OBJECTIVE:
The entries below contain a line with "What matplotlib code" and a line with "plt.rcParams['mathtext.default'] = 'regular'". Quote exactly those two lines and all lines between them.

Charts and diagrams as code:

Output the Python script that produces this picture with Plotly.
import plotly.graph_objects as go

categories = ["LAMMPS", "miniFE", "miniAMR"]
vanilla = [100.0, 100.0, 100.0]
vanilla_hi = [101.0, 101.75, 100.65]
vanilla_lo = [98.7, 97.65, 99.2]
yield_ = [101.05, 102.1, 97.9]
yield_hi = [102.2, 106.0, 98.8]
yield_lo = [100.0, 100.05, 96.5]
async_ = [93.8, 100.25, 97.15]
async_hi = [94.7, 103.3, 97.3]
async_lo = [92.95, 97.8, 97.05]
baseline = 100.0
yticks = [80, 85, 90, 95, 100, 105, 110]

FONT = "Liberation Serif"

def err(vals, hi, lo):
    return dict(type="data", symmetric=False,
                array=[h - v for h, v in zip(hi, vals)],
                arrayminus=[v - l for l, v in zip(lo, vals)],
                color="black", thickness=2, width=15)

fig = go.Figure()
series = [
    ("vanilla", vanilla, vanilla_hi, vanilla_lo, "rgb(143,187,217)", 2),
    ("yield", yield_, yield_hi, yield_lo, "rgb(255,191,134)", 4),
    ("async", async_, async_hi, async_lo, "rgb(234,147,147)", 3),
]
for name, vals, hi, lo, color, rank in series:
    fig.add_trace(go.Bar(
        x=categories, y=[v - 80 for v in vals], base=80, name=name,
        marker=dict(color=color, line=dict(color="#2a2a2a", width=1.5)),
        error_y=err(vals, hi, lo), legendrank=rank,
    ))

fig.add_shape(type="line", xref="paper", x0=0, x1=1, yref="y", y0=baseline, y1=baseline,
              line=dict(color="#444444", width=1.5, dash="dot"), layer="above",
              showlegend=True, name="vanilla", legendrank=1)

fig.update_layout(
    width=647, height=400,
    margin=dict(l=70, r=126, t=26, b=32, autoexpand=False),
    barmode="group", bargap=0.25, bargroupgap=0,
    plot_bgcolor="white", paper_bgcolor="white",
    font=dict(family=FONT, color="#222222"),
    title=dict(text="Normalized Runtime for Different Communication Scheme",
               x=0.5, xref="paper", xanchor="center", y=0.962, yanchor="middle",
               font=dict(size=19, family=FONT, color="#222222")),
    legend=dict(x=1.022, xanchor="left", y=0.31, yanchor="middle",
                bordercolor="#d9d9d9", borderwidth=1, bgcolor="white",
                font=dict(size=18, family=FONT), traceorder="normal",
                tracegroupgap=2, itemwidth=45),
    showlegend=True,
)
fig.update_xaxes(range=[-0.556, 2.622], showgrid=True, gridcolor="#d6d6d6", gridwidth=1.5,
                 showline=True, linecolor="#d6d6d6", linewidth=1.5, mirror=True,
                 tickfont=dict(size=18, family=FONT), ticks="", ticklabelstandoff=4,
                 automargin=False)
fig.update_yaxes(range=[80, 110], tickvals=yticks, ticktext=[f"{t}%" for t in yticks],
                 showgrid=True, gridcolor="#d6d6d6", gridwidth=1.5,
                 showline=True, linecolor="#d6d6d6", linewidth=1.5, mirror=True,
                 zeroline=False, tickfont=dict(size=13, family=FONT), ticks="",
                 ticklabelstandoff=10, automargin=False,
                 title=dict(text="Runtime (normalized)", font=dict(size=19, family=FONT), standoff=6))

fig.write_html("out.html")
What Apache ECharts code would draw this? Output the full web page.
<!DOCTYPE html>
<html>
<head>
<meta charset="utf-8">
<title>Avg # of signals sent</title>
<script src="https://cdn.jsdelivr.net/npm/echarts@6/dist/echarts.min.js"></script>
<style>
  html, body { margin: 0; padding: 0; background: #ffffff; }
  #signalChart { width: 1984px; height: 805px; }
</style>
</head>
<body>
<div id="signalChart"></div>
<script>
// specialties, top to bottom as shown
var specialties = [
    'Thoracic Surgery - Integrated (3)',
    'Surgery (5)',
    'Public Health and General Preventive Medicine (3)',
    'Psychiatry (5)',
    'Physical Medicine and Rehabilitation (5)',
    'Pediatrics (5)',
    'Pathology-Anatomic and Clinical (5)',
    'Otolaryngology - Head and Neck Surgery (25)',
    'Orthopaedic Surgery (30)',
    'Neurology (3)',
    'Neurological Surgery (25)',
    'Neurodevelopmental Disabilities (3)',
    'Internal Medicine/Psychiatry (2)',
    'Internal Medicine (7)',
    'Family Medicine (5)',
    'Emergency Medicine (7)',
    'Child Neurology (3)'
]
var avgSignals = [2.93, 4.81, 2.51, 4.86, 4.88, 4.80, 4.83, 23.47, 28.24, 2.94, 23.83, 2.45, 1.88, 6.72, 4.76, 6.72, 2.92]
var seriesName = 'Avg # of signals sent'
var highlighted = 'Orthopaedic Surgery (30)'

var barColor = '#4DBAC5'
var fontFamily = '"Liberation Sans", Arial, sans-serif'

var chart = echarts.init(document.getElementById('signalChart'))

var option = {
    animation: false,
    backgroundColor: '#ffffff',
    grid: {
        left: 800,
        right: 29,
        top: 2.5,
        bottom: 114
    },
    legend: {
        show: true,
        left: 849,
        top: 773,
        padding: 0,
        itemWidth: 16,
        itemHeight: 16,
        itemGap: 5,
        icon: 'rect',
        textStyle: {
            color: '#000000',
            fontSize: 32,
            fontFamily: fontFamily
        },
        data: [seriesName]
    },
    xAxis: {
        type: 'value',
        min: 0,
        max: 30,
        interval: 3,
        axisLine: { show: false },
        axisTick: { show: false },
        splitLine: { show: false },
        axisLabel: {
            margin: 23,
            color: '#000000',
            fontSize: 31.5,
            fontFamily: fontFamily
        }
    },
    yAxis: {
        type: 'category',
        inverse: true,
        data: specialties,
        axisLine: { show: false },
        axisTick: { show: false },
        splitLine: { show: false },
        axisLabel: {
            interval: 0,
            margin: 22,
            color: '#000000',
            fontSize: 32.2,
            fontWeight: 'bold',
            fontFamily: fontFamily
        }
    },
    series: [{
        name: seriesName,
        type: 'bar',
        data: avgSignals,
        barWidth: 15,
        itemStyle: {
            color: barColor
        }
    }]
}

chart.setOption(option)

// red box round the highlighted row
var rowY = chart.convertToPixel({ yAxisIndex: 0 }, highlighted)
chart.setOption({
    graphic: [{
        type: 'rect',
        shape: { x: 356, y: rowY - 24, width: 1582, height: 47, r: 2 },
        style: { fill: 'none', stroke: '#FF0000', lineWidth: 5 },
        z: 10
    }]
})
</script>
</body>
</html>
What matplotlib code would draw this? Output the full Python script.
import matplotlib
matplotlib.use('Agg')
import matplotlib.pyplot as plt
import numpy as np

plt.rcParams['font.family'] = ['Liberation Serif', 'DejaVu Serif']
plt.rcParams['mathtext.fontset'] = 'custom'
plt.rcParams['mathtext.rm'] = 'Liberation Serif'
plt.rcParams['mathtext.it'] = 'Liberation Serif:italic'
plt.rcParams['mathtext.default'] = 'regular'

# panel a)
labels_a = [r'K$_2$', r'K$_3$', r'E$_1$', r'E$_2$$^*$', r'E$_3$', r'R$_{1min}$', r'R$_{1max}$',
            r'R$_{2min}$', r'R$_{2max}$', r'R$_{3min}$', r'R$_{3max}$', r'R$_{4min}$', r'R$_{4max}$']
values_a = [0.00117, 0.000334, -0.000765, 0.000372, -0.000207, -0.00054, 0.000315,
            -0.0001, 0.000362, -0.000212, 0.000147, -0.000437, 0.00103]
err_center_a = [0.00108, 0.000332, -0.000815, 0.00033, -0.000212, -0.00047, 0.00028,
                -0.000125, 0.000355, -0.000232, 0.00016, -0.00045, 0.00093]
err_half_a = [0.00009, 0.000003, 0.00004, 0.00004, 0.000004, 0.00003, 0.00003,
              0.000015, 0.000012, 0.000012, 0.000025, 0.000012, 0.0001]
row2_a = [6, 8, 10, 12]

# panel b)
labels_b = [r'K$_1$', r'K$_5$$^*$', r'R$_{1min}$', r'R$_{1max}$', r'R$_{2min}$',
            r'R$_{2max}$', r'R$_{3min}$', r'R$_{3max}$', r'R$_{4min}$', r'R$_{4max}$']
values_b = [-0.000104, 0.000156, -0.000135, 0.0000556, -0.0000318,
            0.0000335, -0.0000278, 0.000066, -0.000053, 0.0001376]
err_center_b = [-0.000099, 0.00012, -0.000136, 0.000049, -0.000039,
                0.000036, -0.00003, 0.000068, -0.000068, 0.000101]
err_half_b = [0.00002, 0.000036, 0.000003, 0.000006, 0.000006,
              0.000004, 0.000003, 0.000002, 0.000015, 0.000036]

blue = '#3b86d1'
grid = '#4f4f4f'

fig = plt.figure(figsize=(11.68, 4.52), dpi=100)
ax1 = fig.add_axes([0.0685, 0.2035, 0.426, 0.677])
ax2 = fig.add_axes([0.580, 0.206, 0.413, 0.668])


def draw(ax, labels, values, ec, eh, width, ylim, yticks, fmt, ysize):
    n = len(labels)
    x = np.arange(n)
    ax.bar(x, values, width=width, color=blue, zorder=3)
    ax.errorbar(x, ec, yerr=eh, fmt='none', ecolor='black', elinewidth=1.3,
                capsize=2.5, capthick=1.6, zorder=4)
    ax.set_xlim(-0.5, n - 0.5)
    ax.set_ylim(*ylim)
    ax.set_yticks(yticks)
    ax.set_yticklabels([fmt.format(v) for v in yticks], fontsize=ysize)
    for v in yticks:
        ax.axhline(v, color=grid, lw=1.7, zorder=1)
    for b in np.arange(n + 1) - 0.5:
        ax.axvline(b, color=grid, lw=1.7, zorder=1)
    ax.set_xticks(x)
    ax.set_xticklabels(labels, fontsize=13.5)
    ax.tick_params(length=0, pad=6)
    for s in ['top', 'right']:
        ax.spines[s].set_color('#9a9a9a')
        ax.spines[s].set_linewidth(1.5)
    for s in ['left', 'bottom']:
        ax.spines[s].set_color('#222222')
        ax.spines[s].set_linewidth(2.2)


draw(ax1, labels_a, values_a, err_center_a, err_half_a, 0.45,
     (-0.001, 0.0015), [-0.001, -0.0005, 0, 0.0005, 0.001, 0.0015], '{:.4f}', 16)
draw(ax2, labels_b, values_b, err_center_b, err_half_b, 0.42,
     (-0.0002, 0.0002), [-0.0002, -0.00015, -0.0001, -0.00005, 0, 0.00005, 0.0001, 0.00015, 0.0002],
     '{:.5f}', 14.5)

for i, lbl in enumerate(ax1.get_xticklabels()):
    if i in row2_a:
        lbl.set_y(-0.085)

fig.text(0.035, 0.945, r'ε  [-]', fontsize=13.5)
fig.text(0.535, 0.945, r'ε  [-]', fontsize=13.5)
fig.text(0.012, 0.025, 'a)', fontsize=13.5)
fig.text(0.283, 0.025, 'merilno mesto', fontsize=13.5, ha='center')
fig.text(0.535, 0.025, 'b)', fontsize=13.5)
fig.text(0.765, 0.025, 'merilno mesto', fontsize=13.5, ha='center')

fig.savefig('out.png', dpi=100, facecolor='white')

RESPONSE FOR THIS EXERCISE:
What matplotlib code would draw this? Output the full Python script.
import matplotlib
matplotlib.use('Agg')
import matplotlib.pyplot as plt
import numpy as np

plt.rcParams['font.family'] = ['Liberation Serif', 'DejaVu Serif']
plt.rcParams['mathtext.fontset'] = 'custom'
plt.rcParams['mathtext.rm'] = 'Liberation Serif'
plt.rcParams['mathtext.it'] = 'Liberation Serif:italic'
plt.rcParams['mathtext.default'] = 'regular'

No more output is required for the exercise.